- [Prompt]
Below is a block of records: output all of them exactly and leave out the pictures.

+ + + + + + +

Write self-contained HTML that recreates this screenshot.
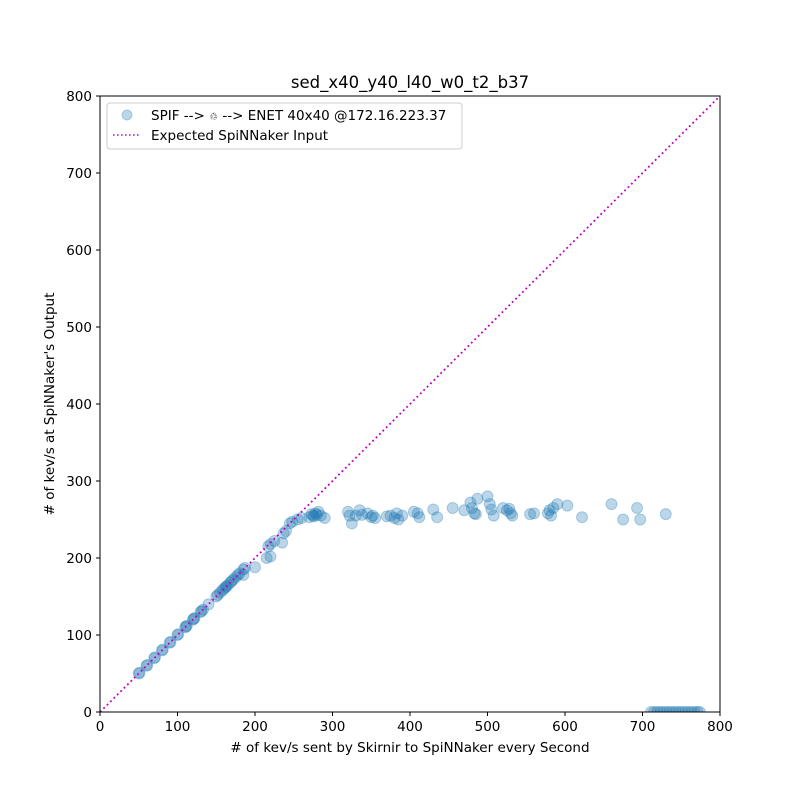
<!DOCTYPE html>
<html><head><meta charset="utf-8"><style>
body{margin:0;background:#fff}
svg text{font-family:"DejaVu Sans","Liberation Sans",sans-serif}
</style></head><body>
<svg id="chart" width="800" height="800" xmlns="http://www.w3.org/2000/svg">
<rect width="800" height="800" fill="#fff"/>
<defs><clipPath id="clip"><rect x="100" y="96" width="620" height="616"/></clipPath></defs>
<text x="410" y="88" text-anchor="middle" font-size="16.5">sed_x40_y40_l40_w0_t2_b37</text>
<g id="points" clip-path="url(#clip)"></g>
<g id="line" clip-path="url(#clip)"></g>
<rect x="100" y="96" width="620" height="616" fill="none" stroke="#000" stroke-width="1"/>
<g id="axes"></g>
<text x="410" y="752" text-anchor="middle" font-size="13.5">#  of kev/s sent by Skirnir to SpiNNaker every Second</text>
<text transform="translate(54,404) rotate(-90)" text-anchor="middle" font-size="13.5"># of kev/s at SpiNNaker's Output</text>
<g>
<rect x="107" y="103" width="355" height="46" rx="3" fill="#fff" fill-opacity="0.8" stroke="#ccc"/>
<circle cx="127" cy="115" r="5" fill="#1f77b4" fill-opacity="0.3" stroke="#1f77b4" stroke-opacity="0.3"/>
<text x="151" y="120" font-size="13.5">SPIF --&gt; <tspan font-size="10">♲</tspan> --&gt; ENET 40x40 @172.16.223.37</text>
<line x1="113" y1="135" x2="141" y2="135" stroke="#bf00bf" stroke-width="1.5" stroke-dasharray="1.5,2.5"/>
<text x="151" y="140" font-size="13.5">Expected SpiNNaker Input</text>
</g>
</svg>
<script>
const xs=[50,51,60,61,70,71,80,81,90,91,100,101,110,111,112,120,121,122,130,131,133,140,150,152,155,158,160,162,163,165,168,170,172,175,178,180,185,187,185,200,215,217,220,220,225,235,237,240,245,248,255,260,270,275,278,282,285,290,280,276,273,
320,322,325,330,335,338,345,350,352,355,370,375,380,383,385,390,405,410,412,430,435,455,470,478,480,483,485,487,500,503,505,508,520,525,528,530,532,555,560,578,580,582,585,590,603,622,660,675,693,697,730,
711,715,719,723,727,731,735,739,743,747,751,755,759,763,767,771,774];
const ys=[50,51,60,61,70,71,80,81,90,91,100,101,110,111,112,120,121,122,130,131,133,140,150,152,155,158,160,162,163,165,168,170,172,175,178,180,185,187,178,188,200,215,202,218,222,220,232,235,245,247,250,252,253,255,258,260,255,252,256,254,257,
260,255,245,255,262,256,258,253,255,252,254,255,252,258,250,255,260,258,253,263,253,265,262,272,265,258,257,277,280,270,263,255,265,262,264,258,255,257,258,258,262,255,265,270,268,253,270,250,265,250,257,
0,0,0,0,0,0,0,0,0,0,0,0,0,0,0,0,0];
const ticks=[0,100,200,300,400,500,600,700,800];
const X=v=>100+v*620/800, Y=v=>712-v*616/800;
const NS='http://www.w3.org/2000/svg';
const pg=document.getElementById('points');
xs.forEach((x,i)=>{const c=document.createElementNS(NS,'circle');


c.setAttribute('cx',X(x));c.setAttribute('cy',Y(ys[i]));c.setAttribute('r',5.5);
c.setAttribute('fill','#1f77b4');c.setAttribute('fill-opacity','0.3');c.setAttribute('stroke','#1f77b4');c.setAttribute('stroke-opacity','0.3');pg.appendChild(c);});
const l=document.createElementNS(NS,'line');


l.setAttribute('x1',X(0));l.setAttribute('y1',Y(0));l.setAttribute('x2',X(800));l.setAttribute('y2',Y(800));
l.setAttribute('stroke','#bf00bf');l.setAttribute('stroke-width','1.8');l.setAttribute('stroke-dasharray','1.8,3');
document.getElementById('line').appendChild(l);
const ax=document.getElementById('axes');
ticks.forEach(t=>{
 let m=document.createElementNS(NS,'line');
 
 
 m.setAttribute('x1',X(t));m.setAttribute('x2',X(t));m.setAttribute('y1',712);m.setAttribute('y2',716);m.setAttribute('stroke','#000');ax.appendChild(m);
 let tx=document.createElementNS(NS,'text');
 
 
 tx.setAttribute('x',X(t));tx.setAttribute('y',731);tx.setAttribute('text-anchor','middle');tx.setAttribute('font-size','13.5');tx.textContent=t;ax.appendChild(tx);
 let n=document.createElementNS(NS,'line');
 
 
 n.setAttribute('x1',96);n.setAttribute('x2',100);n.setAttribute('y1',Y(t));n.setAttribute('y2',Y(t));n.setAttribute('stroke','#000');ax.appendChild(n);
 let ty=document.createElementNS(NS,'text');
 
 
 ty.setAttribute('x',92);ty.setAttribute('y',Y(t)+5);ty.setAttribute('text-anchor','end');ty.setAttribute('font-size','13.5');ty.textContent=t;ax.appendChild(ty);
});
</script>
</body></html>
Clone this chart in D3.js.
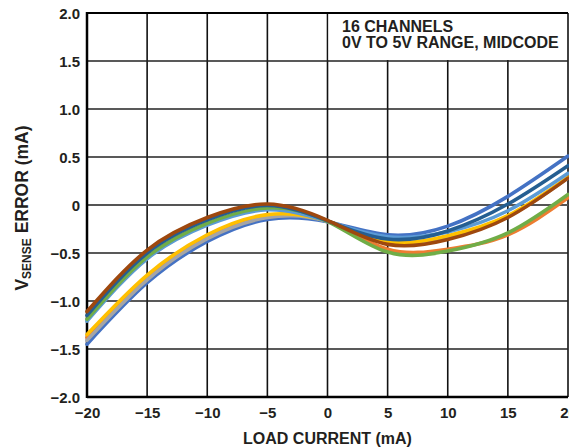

+ + + + + + +

- [Answer to this task]
Write self-contained HTML that recreates this screenshot.
<!DOCTYPE html>
<html><head><meta charset="utf-8"><style>
body{margin:0;background:#fff}
svg text{font-family:"DejaVu Sans","Liberation Sans",sans-serif}
</style></head><body>
<svg id="chart" width="800" height="800" xmlns="http://www.w3.org/2000/svg">
<rect width="800" height="800" fill="#fff"/>
<defs><clipPath id="clip"><rect x="100" y="96" width="620" height="616"/></clipPath></defs>
<text x="410" y="88" text-anchor="middle" font-size="16.5">sed_x40_y40_l40_w0_t2_b37</text>
<g id="points" clip-path="url(#clip)"></g>
<g id="line" clip-path="url(#clip)"></g>
<rect x="100" y="96" width="620" height="616" fill="none" stroke="#000" stroke-width="1"/>
<g id="axes"></g>
<text x="410" y="752" text-anchor="middle" font-size="13.5">#  of kev/s sent by Skirnir to SpiNNaker every Second</text>
<text transform="translate(54,404) rotate(-90)" text-anchor="middle" font-size="13.5"># of kev/s at SpiNNaker's Output</text>
<g>
<rect x="107" y="103" width="355" height="46" rx="3" fill="#fff" fill-opacity="0.8" stroke="#ccc"/>
<circle cx="127" cy="115" r="5" fill="#1f77b4" fill-opacity="0.3" stroke="#1f77b4" stroke-opacity="0.3"/>
<text x="151" y="120" font-size="13.5">SPIF --&gt; <tspan font-size="10">♲</tspan> --&gt; ENET 40x40 @172.16.223.37</text>
<line x1="113" y1="135" x2="141" y2="135" stroke="#bf00bf" stroke-width="1.5" stroke-dasharray="1.5,2.5"/>
<text x="151" y="140" font-size="13.5">Expected SpiNNaker Input</text>
</g>
</svg>
<script>
const xs=[50,51,60,61,70,71,80,81,90,91,100,101,110,111,112,120,121,122,130,131,133,140,150,152,155,158,160,162,163,165,168,170,172,175,178,180,185,187,185,200,215,217,220,220,225,235,237,240,245,248,255,260,270,275,278,282,285,290,280,276,273,
320,322,325,330,335,338,345,350,352,355,370,375,380,383,385,390,405,410,412,430,435,455,470,478,480,483,485,487,500,503,505,508,520,525,528,530,532,555,560,578,580,582,585,590,603,622,660,675,693,697,730,
711,715,719,723,727,731,735,739,743,747,751,755,759,763,767,771,774];
const ys=[50,51,60,61,70,71,80,81,90,91,100,101,110,111,112,120,121,122,130,131,133,140,150,152,155,158,160,162,163,165,168,170,172,175,178,180,185,187,178,188,200,215,202,218,222,220,232,235,245,247,250,252,253,255,258,260,255,252,256,254,257,
260,255,245,255,262,256,258,253,255,252,254,255,252,258,250,255,260,258,253,263,253,265,262,272,265,258,257,277,280,270,263,255,265,262,264,258,255,257,258,258,262,255,265,270,268,253,270,250,265,250,257,
0,0,0,0,0,0,0,0,0,0,0,0,0,0,0,0,0];
const ticks=[0,100,200,300,400,500,600,700,800];
const X=v=>100+v*620/800, Y=v=>712-v*616/800;
const NS='http://www.w3.org/2000/svg';
const pg=document.getElementById('points');
xs.forEach((x,i)=>{const c=document.createElementNS(NS,'circle');


c.setAttribute('cx',X(x));c.setAttribute('cy',Y(ys[i]));c.setAttribute('r',5.5);
c.setAttribute('fill','#1f77b4');c.setAttribute('fill-opacity','0.3');c.setAttribute('stroke','#1f77b4');c.setAttribute('stroke-opacity','0.3');pg.appendChild(c);});
const l=document.createElementNS(NS,'line');


l.setAttribute('x1',X(0));l.setAttribute('y1',Y(0));l.setAttribute('x2',X(800));l.setAttribute('y2',Y(800));
l.setAttribute('stroke','#bf00bf');l.setAttribute('stroke-width','1.8');l.setAttribute('stroke-dasharray','1.8,3');
document.getElementById('line').appendChild(l);
const ax=document.getElementById('axes');
ticks.forEach(t=>{
 let m=document.createElementNS(NS,'line');
 
 
 m.setAttribute('x1',X(t));m.setAttribute('x2',X(t));m.setAttribute('y1',712);m.setAttribute('y2',716);m.setAttribute('stroke','#000');ax.appendChild(m);
 let tx=document.createElementNS(NS,'text');
 
 
 tx.setAttribute('x',X(t));tx.setAttribute('y',731);tx.setAttribute('text-anchor','middle');tx.setAttribute('font-size','13.5');tx.textContent=t;ax.appendChild(tx);
 let n=document.createElementNS(NS,'line');
 
 
 n.setAttribute('x1',96);n.setAttribute('x2',100);n.setAttribute('y1',Y(t));n.setAttribute('y2',Y(t));n.setAttribute('stroke','#000');ax.appendChild(n);
 let ty=document.createElementNS(NS,'text');
 
 
 ty.setAttribute('x',92);ty.setAttribute('y',Y(t)+5);ty.setAttribute('text-anchor','end');ty.setAttribute('font-size','13.5');ty.textContent=t;ax.appendChild(ty);
});
</script>
</body></html>
Clone this chart in D3.js.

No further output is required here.